The 72-year-old grandmother lives in a two-room shack with plastic flooring, sandwiched between other shacks built from planks of wood, corrugated tin, castoff door frames and bamboo screens, like a jumble of shipwrecks.
But Cho doesn't envy her wealthy neighbors, not one bit.
She's proud to be one of the original inhabitants of Guyrong village, a ramshackle shantytown sprawling alongside the exclusive Gangnam area, the highest-priced real estate in South Korea.
And she's fighting efforts by Seoul officials to bulldoze her community of 1,200 shacks and move her and 2,000 others into low-income apartments that will be part of a new mixed-use community to be built on the same site.
"I love it here, to get on my hands and knees and plant my flowers in the spring," she said. "I open my door to the sweet smell of acacia flowers. This area may not look like much, but to me it's heaven. And I'm not leaving it for any matchbox apartment."
For decades, the village has been a catchall for South Korea's down and out, a collection of outcasts that turned no one away. There are women whose husbands died suddenly, leaving them to raise their children alone; couples who lost jobs and businesses and had nowhere else to turn; men without work, homes or families because of alcohol or bad luck.
Here, homes and people crowd on top of one another. In the summer, when the windows are open, coughs and conversations next door are easily heard. There is little rhyme or reason to the place, just shack after shack taking on the haphazard form of words in a Scrabble game.
Some people are surrounded by concrete; others, like Cho, are lucky enough to have a patch of dirt for a garden. Pity the poor souls who live next to the outhouses.
But residents of Guyrong ? whose name translates as "three dragons rising to the sky" ? say they have worked hard to build a community. A volunteer force patrols the narrow alleyways, and every year there's a spring festival in which children offer the elderly red roses as a sign of respect. Neighbors collaborated to install a fire extinguisher at nearly every shack. They built churches, stores, a barber shop and a beauty salon.
The first residents arrived in the 1970s, a time of military rule and no social safety net. Back then the village was isolated, its shacks climbing a wooded hillside at the southernmost reaches of Seoul.
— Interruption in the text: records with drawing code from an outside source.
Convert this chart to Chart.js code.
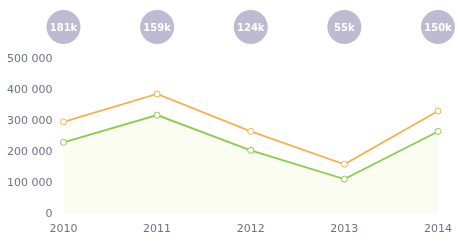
<!DOCTYPE html>
<html>
<head>
<meta charset="utf-8">
<script src="https://cdn.jsdelivr.net/npm/chart.js@4/dist/chart.umd.min.js"></script>
<style>
  html, body { margin: 0; padding: 0; background: #ffffff; }
  #wrap { width: 458px; height: 242px; }
</style>
</head>
<body>
<div id="wrap"><canvas id="c" width="458" height="242"></canvas></div>
<script>
const years = ['2010', '2011', '2012', '2013', '2014'];
const orangeValues = [297000, 387000, 266000, 160000, 332000];
const greenValues = [231000, 319000, 205000, 112000, 266000];
const bubbleLabels = ['181k', '159k', '124k', '55k', '150k'];

const bubblePlugin = {
  id: 'bubbles',
  afterDraw(chart) {
    const ctx = chart.ctx;
    const xs = chart.scales.x;
    ctx.save();
    bubbleLabels.forEach((t, i) => {
      const x = xs.getPixelForValue(i);
      const y = 27;
      ctx.beginPath();
      ctx.arc(x, y, 17, 0, Math.PI * 2);
      ctx.fillStyle = '#bdbad2';
      ctx.fill();
      ctx.fillStyle = '#ffffff';
      ctx.font = 'bold 10px "DejaVu Sans", sans-serif';
      ctx.textAlign = 'center';
      ctx.textBaseline = 'middle';
      ctx.fillText(t, x, y + 1);
    });
    ctx.restore();
  }
};

new Chart(document.getElementById('c'), {
  type: 'line',
  data: {
    labels: years,
    datasets: [
      {
        label: 'A',
        data: orangeValues,
        borderColor: '#f2b24e',
        backgroundColor: '#ffffff',
        pointBackgroundColor: '#ffffff',
        pointBorderColor: '#f2b24e',
        pointRadius: 3,
        pointBorderWidth: 1,
        borderWidth: 1.8,
        tension: 0,
        fill: false
      },
      {
        label: 'B',
        data: greenValues,
        borderColor: '#8ccb4e',
        backgroundColor: 'rgba(220,238,170,0.15)',
        pointBackgroundColor: '#ffffff',
        pointBorderColor: '#8ccb4e',
        pointRadius: 3,
        pointBorderWidth: 1,
        borderWidth: 1.8,
        tension: 0,
        fill: 'origin'
      }
    ]
  },
  options: {
    responsive: false,
    animation: false,
    layout: { padding: { top: 59, right: 20, left: 4, bottom: 5 } },
    plugins: {
      legend: { display: false },
      tooltip: { enabled: false }
    },
    scales: {
      x: {
        offset: false,
        grid: { display: false },
        border: { display: false },
        ticks: {
          color: '#6b7385',
          font: { size: 11, family: '"DejaVu Sans", sans-serif' },
          padding: 1,
          maxRotation: 0
        }
      },
      y: {
        min: 0,
        max: 500000,
        grid: { display: false },
        border: { display: false },
        ticks: {
          stepSize: 100000,
          color: '#6b7385',
          font: { size: 11, family: '"DejaVu Sans", sans-serif' },
          padding: 3,
          callback: v => v === 0 ? '0' : String(v).replace(/\B(?=(\d{3})+(?!\d))/g, ' ')
        }
      }
    }
  },
  plugins: [bubblePlugin]
});
</script>
</body>
</html>
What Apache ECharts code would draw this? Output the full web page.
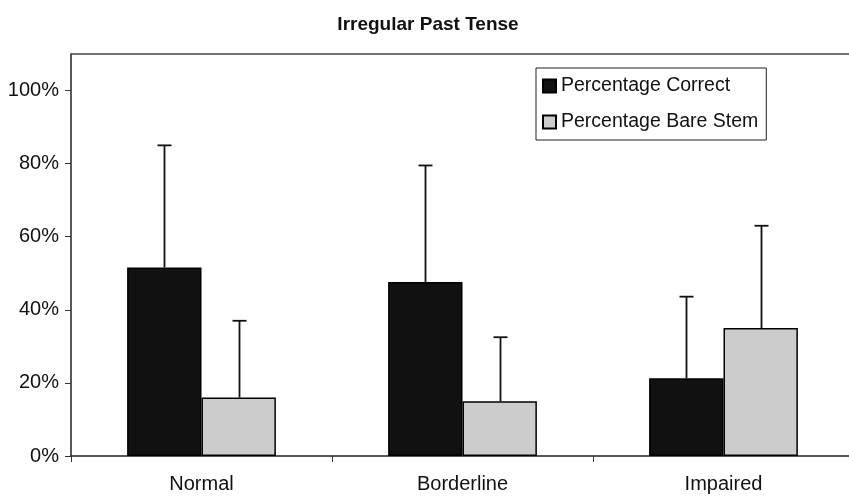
<!DOCTYPE html>
<html>
<head>
<meta charset="utf-8">
<script src="https://cdn.jsdelivr.net/npm/echarts@6/dist/echarts.min.js"></script>
<style>
html,body{margin:0;padding:0;background:#fff;overflow:hidden;width:849px;height:496px;}
#chart{width:854px;height:496px;}
</style>
</head>
<body>
<div id="chart"></div>
<script>
const categories = ['Normal', 'Borderline', 'Impaired'];
const seriesNames = ['Percentage Correct', 'Percentage Bare Stem'];
const correctValues = [51.6, 47.6, 21.3];
const correctUpper = [85.0, 79.5, 43.6];
const bareStemValues = [16.0, 15.0, 35.0];
const bareStemUpper = [37.0, 32.5, 63.0];
const yTicks = [0, 20, 40, 60, 80, 100];

const FONT = '"Liberation Sans", Arial, sans-serif';
const CAT_GAP = 0.43;

function errorSeries(values, upper, side) {
  return {
    type: 'custom',
    silent: true,
    z: 5,
    data: values.map((v, i) => [i, v, upper[i]]),
    renderItem: function (params, api) {
      const idx = api.value(0);
      const base = api.coord([idx, api.value(1)]);
      const top = api.coord([idx, api.value(2)]);
      const band = api.size([1, 0])[0];
      const barW = band * (1 - CAT_GAP) / 2;
      const x = Math.round(base[0] + side * barW / 2) + 0.5;
      const style = { stroke: '#111', lineWidth: 1.8 };
      return {
        type: 'group',
        children: [
          { type: 'line', shape: { x1: x, y1: base[1], x2: x, y2: top[1] }, style: style },
          { type: 'line', shape: { x1: x - 7, y1: top[1], x2: x + 7, y2: top[1] }, style: style }
        ]
      };
    }
  };
}

const chart = echarts.init(document.getElementById('chart'));
chart.setOption({
  animation: false,
  backgroundColor: '#fff',
  title: {
    text: 'Irregular Past Tense',
    left: 423, top: 10, textAlign: 'center',
    textStyle: { fontFamily: FONT, fontWeight: 'bold', fontSize: 19, color: '#111' }
  },
  legend: {
    left: 536, top: 68,
    orient: 'vertical',
    backgroundColor: '#fff',
    borderColor: '#222', borderWidth: 1,
    padding: [8, 8, 8, 6],
    itemGap: 16,
    itemWidth: 13, itemHeight: 13,
    icon: 'rect',
    data: seriesNames,
    textStyle: { fontFamily: FONT, fontSize: 19.5, color: '#111', padding: [0, 0, 0, 0] }
  },
  grid: {
    left: 71, top: 54, right: 0, bottom: 40,
    show: false
  },
  xAxis: [
    {
      type: 'category',
      data: categories,
      axisLine: { lineStyle: { color: '#222', width: 1.5 } },
      axisTick: { show: true, length: 6, lineStyle: { color: '#333' } },
      axisLabel: { fontFamily: FONT, fontSize: 20, color: '#111', margin: 18 },
      splitLine: { show: false }
    },
    {
      type: 'category',
      data: categories,
      position: 'top',
      axisLine: { show: true, lineStyle: { color: '#444', width: 1.5 } },
      axisTick: { show: false },
      axisLabel: { show: false },
      splitLine: { show: false }
    }
  ],
  yAxis: {
    type: 'value',
    min: 0, max: 110, interval: 20,
    axisLine: { show: true, lineStyle: { color: '#222', width: 1.5 } },
    axisTick: { show: true, length: 6, customValues: yTicks, lineStyle: { color: '#333' } },
    axisLabel: {
      fontFamily: FONT, fontSize: 20, color: '#111', margin: 12,
      customValues: yTicks,
      formatter: function (v) { return v + '%'; }
    },
    splitLine: { show: false }
  },
  series: [
    {
      name: seriesNames[0], type: 'bar', data: correctValues,
      barGap: '0%', barCategoryGap: (CAT_GAP * 100) + '%',
      itemStyle: { color: '#111111', borderColor: '#000', borderWidth: 1.5 }
    },
    {
      name: seriesNames[1], type: 'bar', data: bareStemValues,
      barGap: '0%', barCategoryGap: (CAT_GAP * 100) + '%',
      itemStyle: { color: '#cccccc', borderColor: '#000', borderWidth: 1.5 }
    },
    errorSeries(correctValues, correctUpper, -1),
    errorSeries(bareStemValues, bareStemUpper, 1)
  ]
});
</script>
</body>
</html>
Then something new began to buffet these people who had already seen their fair share of bad luck: Rich people moved in nearby.
High-rises sprouted as the area south of the winding Han River became the Beverly Hills of Northeast Asia's newest tiger economy. The area became home to tycoons and actors. Auto industry titans Hyundai and Kia opened their headquarters just down the road.
The Tower Palace high-rises sit across a busy four-lane road that serves as a security wall for the wealthy. There is no interaction between the two sides; neither would dream of crossing into the realm of the other.
To the north, past Tower Palace and out of sight of Guyrong village, sprawls Gangnam, with its riches and fantastic lifestyles that the poor can see only on their daily soap operas.
For years, as Guyrong residents watched the havens for the rich spring up, they rejected talk by officials about possibly being shooed off the state-owned land as squatters. But last April, the Seoul government finally put its foot down, announcing plans to have a state-controlled firm develop the area.
For those in Guyrong, the decision was devastating. Residents have strung banners that read: "We've been here for decades. We'll die before we're pushed out."
Officials are just as resolute. They say they worry about the welfare of residents, citing floods each spring and a recent fire that burned a dozen shacks but miraculously killed no one. The new units, they say, will mean a better life.
"I'm surprised these people have stayed this long. I couldn't live a month in this place, not a week," said Kim Jin-kuk, a Seoul housing officical who mans a trailer here to ensure that no one else moves in. "The city wants to help, but they're fighting us."